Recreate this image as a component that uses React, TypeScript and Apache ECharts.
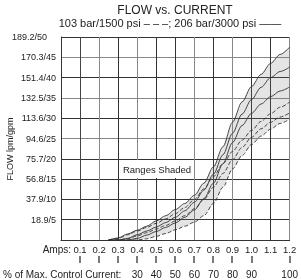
import React, { useEffect, useRef } from 'react';
import * as echarts from 'echarts';

// Current (amps) sample points shared by every curve
const amps = [0.25, 0.3, 0.35, 0.4, 0.45, 0.5, 0.55, 0.6, 0.65, 0.7, 0.75, 0.8, 0.85, 0.9, 0.95, 1.0, 1.05, 1.1, 1.15, 1.2];

// 206 bar / 3000 psi (solid) – flow in gpm
const solidHigh = [0, 0.5, 1.5, 2.4, 3.4, 4.7, 6.0, 7.5, 9.0, 11.0, 14.0, 18.0, 23.0, 29.0, 34.0, 37.8, 40.8, 43.5, 45.7, 47.5];
const solidMid = [0, 0, 0.4, 1.3, 2.2, 3.2, 4.3, 5.6, 7.2, 9.3, 12.3, 16.2, 21.0, 26.3, 31.0, 34.6, 37.6, 40.0, 41.5, 42.6];
const solidLow = [0, 0, 0, 0.4, 1.2, 2.1, 3.1, 4.2, 5.6, 7.4, 10.2, 14.0, 18.8, 24.0, 28.2, 31.2, 33.5, 35.3, 36.7, 37.7];

// 103 bar / 1500 psi (dashed) – flow in gpm
const dashHigh = [0, 0.4, 1.3, 2.2, 3.1, 4.1, 5.2, 6.5, 8.0, 10.0, 12.6, 15.6, 18.8, 21.8, 24.6, 27.0, 29.2, 31.1, 32.7, 34.0];
const dashMid = [0, 0, 0.3, 1.0, 1.8, 2.7, 3.6, 4.7, 6.0, 7.7, 10.0, 13.0, 16.4, 19.8, 22.8, 25.3, 27.4, 29.0, 30.3, 31.3];
const dashLow = [0, 0, 0, 0, 0.3, 0.9, 1.6, 2.5, 3.4, 4.4, 6.0, 9.0, 13.0, 17.5, 20.8, 23.5, 25.6, 27.3, 28.7, 29.8];

// Tick labels
const ampLabels = ['0.1', '0.2', '0.3', '0.4', '0.5', '0.6', '0.7', '0.8', '0.9', '1.0', '1.1', '1.2'];
const pctLabels = ['', '', '', '30', '40', '50', '60', '70', '80', '90', '', '100'];
const pctTickMarks = [true, true, true, true, true, true, true, true, true, true, false, true];
const lpmLabels = ['18.9', '37.9', '56.8', '75.7', '94.6', '113.6', '132.5', '151.4', '170.3', '189.2'];

const FONT = '"Liberation Sans", Arial, sans-serif';
const TXT = '#222';

export default function App() {
  const ref = useRef<HTMLDivElement>(null);

  useEffect(() => {
    if (!ref.current) return;
    const chart = echarts.init(ref.current, undefined, { renderer: 'svg' });

    const pairs = (vals: number[]) => amps.map((a, i) => [a, vals[i]]);
    const markAmps = ampLabels.filter((_, i) => pctTickMarks[i]).map(Number);

    const lineSeries = (name: string, vals: number[], dashed: boolean) => ({
      name,
      type: 'line',
      data: pairs(vals),
      symbol: 'none',
      smooth: 0.3,
      smoothMonotone: 'x',
      lineStyle: { color: '#333', width: 0.9, type: dashed ? [4, 2] : 'solid' },
      z: 3,
    });

    const vColors = ['#333', '#444', '#888', '#333', '#888', '#333', '#333', '#888', '#333', '#888', '#333', '#333', '#888'];
    const hColors = ['#555', '#333', '#333', '#333', '#333', '#888', '#333', '#888', '#333', '#888', '#333'];

    const textStyle = (text: string, fontSize: number, align: string) => ({
      text,
      fontSize,
      fontFamily: FONT,
      fill: TXT,
      align,
      verticalAlign: 'middle',
      textAlign: align,
      textVerticalAlign: 'middle',
    });

    chart.setOption({
      animation: false,
      grid: { left: 61, right: 8, top: 37, bottom: 40, containLabel: false },
      xAxis: [
        {
          type: 'value',
          min: 0,
          max: 1.2,
          interval: 0.1,
          axisLine: { show: true, lineStyle: { color: '#333', width: 1 } },
          axisTick: { show: false },
          splitLine: { show: true, lineStyle: { color: vColors, width: 1 } },
          axisLabel: {
            margin: 4,
            fontSize: 9.5,
            fontFamily: FONT,
            color: TXT,
            showMinLabel: true,
            showMaxLabel: true,
            formatter: (v: number) => {
              const i = Math.round(v * 10);
              return i === 0 ? '' : ampLabels[i - 1] || '';
            },
          },
        },
        {
          type: 'value',
          min: 0,
          max: 1.2,
          interval: 0.1,
          position: 'bottom',
          offset: 27,
          axisLine: { show: false },
          splitLine: { show: false },
          axisTick: { show: false },
          axisLabel: {
            margin: 2,
            fontSize: 10,
            fontFamily: FONT,
            color: TXT,
            showMinLabel: true,
            showMaxLabel: true,
            formatter: (v: number) => {
              const i = Math.round(v * 10);
              return i === 0 ? '' : pctLabels[i - 1] || '';
            },
          },
        },
      ],
      yAxis: {
        type: 'value',
        min: 0,
        max: 50,
        interval: 5,
        axisLine: { show: true, lineStyle: { color: '#333', width: 1 } },
        axisTick: { show: false },
        splitLine: { show: true, lineStyle: { color: hColors, width: 1 } },
        axisLabel: {
          margin: 5,
          fontSize: 9,
          fontFamily: FONT,
          color: TXT,
          showMaxLabel: true,
          formatter: (v: number) => {
            const i = Math.round(v / 5);
            if (i === 0) return '';
            const s = lpmLabels[i - 1] + '/' + v;
            return i === 10 ? '{top|' + s + '}' : s;
          },
          rich: {
            top: { fontSize: 9, fontFamily: FONT, color: TXT, padding: [0, 9, 0, 0] },
          },
        },
      },
      series: [
        {
          name: 'shadedRange',
          type: 'custom',
          coordinateSystem: 'cartesian2d',
          data: [[0, 0]],
          silent: true,
          clip: true,
          z: 1,
          renderItem: (_params: any, api: any) => {
            const upper = amps.map((a, i) => api.coord([a, solidHigh[i]]));
            const lower = amps.map((a, i) => api.coord([a, dashLow[i]])).reverse();
            return {
              type: 'polygon',
              shape: { points: upper.concat(lower) },
              style: { fill: 'rgba(120,120,120,0.2)', stroke: 'none' },
            };
          },
        },
        lineSeries('206 high', solidHigh, false),
        lineSeries('206 mid', solidMid, false),
        lineSeries('206 low', solidLow, false),
        lineSeries('103 high', dashHigh, true),
        lineSeries('103 mid', dashMid, true),
        lineSeries('103 low', dashLow, true),
      ],
      graphic: [
        { id: 'title', type: 'text', x: 175, y: 10, style: textStyle('FLOW vs. CURRENT', 12, 'center') },
        { id: 'sub', type: 'text', x: 170, y: 23, style: textStyle('103 bar/1500 psi – – –; 206 bar/3000 psi ——', 11, 'center') },
        { id: 'yname', type: 'text', x: 10, y: 149, rotation: Math.PI / 2, style: textStyle('FLOW lpm/gpm', 9, 'center') },
        { id: 'amps', type: 'text', x: 71, y: 249, style: textStyle('Amps:', 10, 'right') },
        { id: 'pct', type: 'text', x: 3, y: 274, style: textStyle('% of Max. Control Current:', 10, 'left') },
        { id: 'box', type: 'rect', shape: { x: 121, y: 160, width: 73, height: 18 }, style: { fill: '#fff' }, z: 10 },
        { id: 'ranges', type: 'text', x: 157, y: 169, z: 11, style: textStyle('Ranges Shaded', 9.5, 'center') },
      ],
    });

    // Little "|" marks between the Amps row and the % row, placed with the x axis scale
    const marks = markAmps.map((a, k) => {
      const px = Math.round(chart.convertToPixel({ xAxisIndex: 0 }, a) as number);
      return {
        id: 'mark' + k,
        type: 'rect',
        shape: { x: px - 0.6, y: 256, width: 1.2, height: 7 },
        style: { fill: '#222' },
        z: 10,
      };
    });
    chart.setOption({ graphic: marks });

    return () => chart.dispose();
  }, []);

  return <div ref={ref} style={{ position: 'fixed', left: 0, top: 0, width: 301, height: 280 }} />;
}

========================

TASK BRIEF: Reproduce the data above word for word from its first line through the line that holds "27.3, 28.7, 29.8];", both ends included; skip pictures.

TASK SOLUTION:
Recreate this image as a component that uses React, TypeScript and Apache ECharts.
import React, { useEffect, useRef } from 'react';
import * as echarts from 'echarts';

// Current (amps) sample points shared by every curve
const amps = [0.25, 0.3, 0.35, 0.4, 0.45, 0.5, 0.55, 0.6, 0.65, 0.7, 0.75, 0.8, 0.85, 0.9, 0.95, 1.0, 1.05, 1.1, 1.15, 1.2];

// 206 bar / 3000 psi (solid) – flow in gpm
const solidHigh = [0, 0.5, 1.5, 2.4, 3.4, 4.7, 6.0, 7.5, 9.0, 11.0, 14.0, 18.0, 23.0, 29.0, 34.0, 37.8, 40.8, 43.5, 45.7, 47.5];
const solidMid = [0, 0, 0.4, 1.3, 2.2, 3.2, 4.3, 5.6, 7.2, 9.3, 12.3, 16.2, 21.0, 26.3, 31.0, 34.6, 37.6, 40.0, 41.5, 42.6];
const solidLow = [0, 0, 0, 0.4, 1.2, 2.1, 3.1, 4.2, 5.6, 7.4, 10.2, 14.0, 18.8, 24.0, 28.2, 31.2, 33.5, 35.3, 36.7, 37.7];

// 103 bar / 1500 psi (dashed) – flow in gpm
const dashHigh = [0, 0.4, 1.3, 2.2, 3.1, 4.1, 5.2, 6.5, 8.0, 10.0, 12.6, 15.6, 18.8, 21.8, 24.6, 27.0, 29.2, 31.1, 32.7, 34.0];
const dashMid = [0, 0, 0.3, 1.0, 1.8, 2.7, 3.6, 4.7, 6.0, 7.7, 10.0, 13.0, 16.4, 19.8, 22.8, 25.3, 27.4, 29.0, 30.3, 31.3];
const dashLow = [0, 0, 0, 0, 0.3, 0.9, 1.6, 2.5, 3.4, 4.4, 6.0, 9.0, 13.0, 17.5, 20.8, 23.5, 25.6, 27.3, 28.7, 29.8];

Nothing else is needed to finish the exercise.